If one new person is engaged by your message, I say, “Yes, it is worth it.”
Ministry should not be solely about numbers, but numbers do tell particular stories. Some numbers (both positive and negative) are too important to ignore. While video in general was a good way to expand our connections with people, Facebook “Live” takes it to a whole new level.
Since going live each week on Facebook, we initially came close to matching in-house attendance. In the last few weeks almost twice as many people engage our message live through Facebook as they do in person. When we go live and feature our young people leading parts of the service, those videos can get five to ten times the number of views than the people who were in church that morning. In the meantime, our average worship attendance is stable and guests consistently participate in person (which is the traditional path to receive eventual new members). Connecting with people through live video is pure growth. Be sure to follow-up with the people who leave comments.

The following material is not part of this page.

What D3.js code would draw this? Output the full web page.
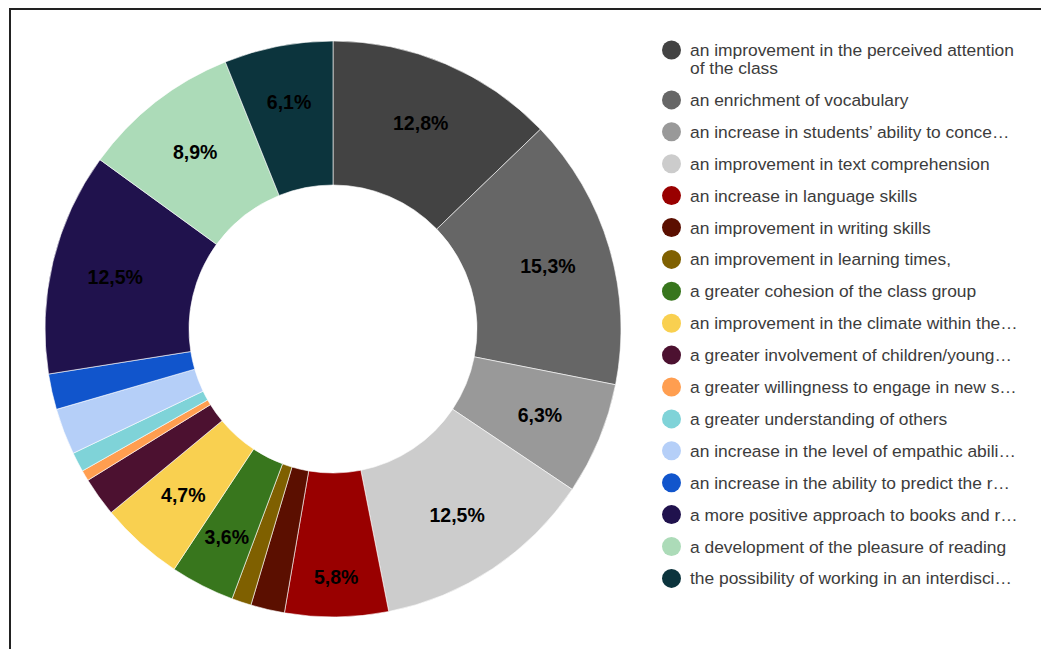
<!DOCTYPE html>
<html>
<head>
<meta charset="utf-8">
<script src="https://cdn.jsdelivr.net/npm/d3@7"></script>
<style>
  html, body { margin: 0; padding: 0; background: #fff; overflow: hidden; }
</style>
</head>
<body>
<div id="chart"></div>
<script>
// donnees du graphique
const categories = [
    "an improvement in the perceived attention\nof the class",
    "an enrichment of vocabulary",
    "an increase in students\u2019 ability to conce\u2026",
    "an improvement in text comprehension",
    "an increase in language skills",
    "an improvement in writing skills",
    "an improvement in learning times,",
    "a greater cohesion of the class group",
    "an improvement in the climate within the\u2026",
    "a greater involvement of children/young\u2026",
    "a greater willingness to engage in new s\u2026",
    "a greater understanding of others",
    "an increase in the level of empathic abili\u2026",
    "an increase in the ability to predict the r\u2026",
    "a more positive approach to books and r\u2026",
    "a development of the pleasure of reading",
    "the possibility of working in an interdisci\u2026"
];
const values = [12.8, 15.3, 6.3, 12.5, 5.8, 1.9, 1.1, 3.6, 4.7, 2.2, 0.6, 1.1, 2.6, 2.0, 12.5, 8.9, 6.1];
const colors = [
    "#434343", "#666666", "#999999", "#cccccc", "#990000", "#5b0f00",
    "#7f6000", "#38761d", "#f9d050", "#4c1130", "#ff9e50", "#7fd3d8",
    "#b5cff8", "#1155cc", "#20124d", "#acdbb8", "#0c343d"
];

const width = 1041, height = 649;
const cx = 333, cy = 329;
const outerR = 288, innerR = 144;
const labelFont = "Arial, 'Liberation Sans', sans-serif";

const svg = d3.select("#chart").append("svg")
    .attr("width", width)
    .attr("height", height);

// cadre (seulement haut et gauche visibles)
svg.append("rect")
    .attr("x", 10).attr("y", 9)
    .attr("width", 1100).attr("height", 700)
    .attr("fill", "none")
    .attr("stroke", "#222")
    .attr("stroke-width", 2);

const data = categories.map((c, i) => ({ label: c, value: values[i], color: colors[i] }));

const pie = d3.pie().value(d => d.value).sort(null);
const arc = d3.arc().innerRadius(innerR).outerRadius(outerR);

const g = svg.append("g").attr("transform", `translate(${cx},${cy})`);
const arcs = pie(data);

g.selectAll("path")
    .data(arcs)
    .join("path")
    .attr("d", arc)
    .attr("fill", d => d.data.color)
    .attr("stroke", "#fff")
    .attr("stroke-width", 0.6);

// largeur horizontale de la part a la hauteur y (coordonnees centrees)
function chordAt(d, r) {
    const mid = (d.startAngle + d.endAngle) / 2;
    const y = -r * Math.cos(mid);
    const xs = [d.startAngle, d.endAngle].map(a => {
        const c = -Math.cos(a);
        return Math.abs(c) < 1e-6 ? Infinity : y * Math.sin(a) / c;
    });
    return Math.abs(xs[0] - xs[1]);
}

// etiquettes des pourcentages : poussees vers l'exterieur si la part est trop etroite
const labels = g.selectAll("text")
    .data(arcs.filter(d => d.data.value >= 3))
    .join("text")
    .attr("text-anchor", "middle")
    .attr("dy", "0.35em")
    .attr("font-family", labelFont)
    .attr("font-size", 19.5)
    .attr("font-weight", "bold")
    .attr("fill", "#000")
    .text(d => d.data.value.toFixed(1).replace(".", ",") + "%");

labels.each(function(d) {
    const w = this.getComputedTextLength();
    let r = 224;
    while (r <= 252 && chordAt(d, r) < 2.05 * w) r += 1;
    if (r > 252) r = 234;
    const mid = (d.startAngle + d.endAngle) / 2;
    d3.select(this).attr("transform", `translate(${r * Math.sin(mid)},${-r * Math.cos(mid)})`);
});

// legende
const legend = svg.append("g");
let y = 50;
data.forEach(d => {
    const lines = d.label.split("\n");
    legend.append("circle")
        .attr("cx", 671.5).attr("cy", y)
        .attr("r", 9.5)
        .attr("fill", d.color);
    lines.forEach((line, k) => {
        legend.append("text")
            .attr("x", 690)
            .attr("y", y + k * 18)
            .attr("dy", "0.35em")
            .attr("font-family", labelFont)
            .attr("font-size", 17.4)
            .attr("fill", "#3c3c3c")
            .text(line);
    });
    y += 31.9 + (lines.length - 1) * 18;
});
</script>
</body>
</html>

You can do this. You should. Please do. I can’t wait to watch!
* OK, let’s say you didn’t save your video to your camera roll or had a problem saving it when it posted. No problem.
This is how you can recover the video and save it later:
- Open a new tab in your browser.
- Go to https://www.facebook.com/video/video.php?v=(This will give you an error, it is ok leave window open)
- Go into your profile and find the video in your feed.
- Click on the video.
- When it plays, right click on the video.
- Choose “show video url.”
- Right Click on the url and choose “copy.”
- Paste the url in the browser, and then copy the string of numbers at the end
- Go back to open error window from Step 2 above and paste the string after the = sign and hit enter.
- Once the video loads, scroll down, and find the menu below the video on the right panel.
- Click on “Download SD.”
- Open the file folder to save folder and press “enter” – wait for the file to download. You did it!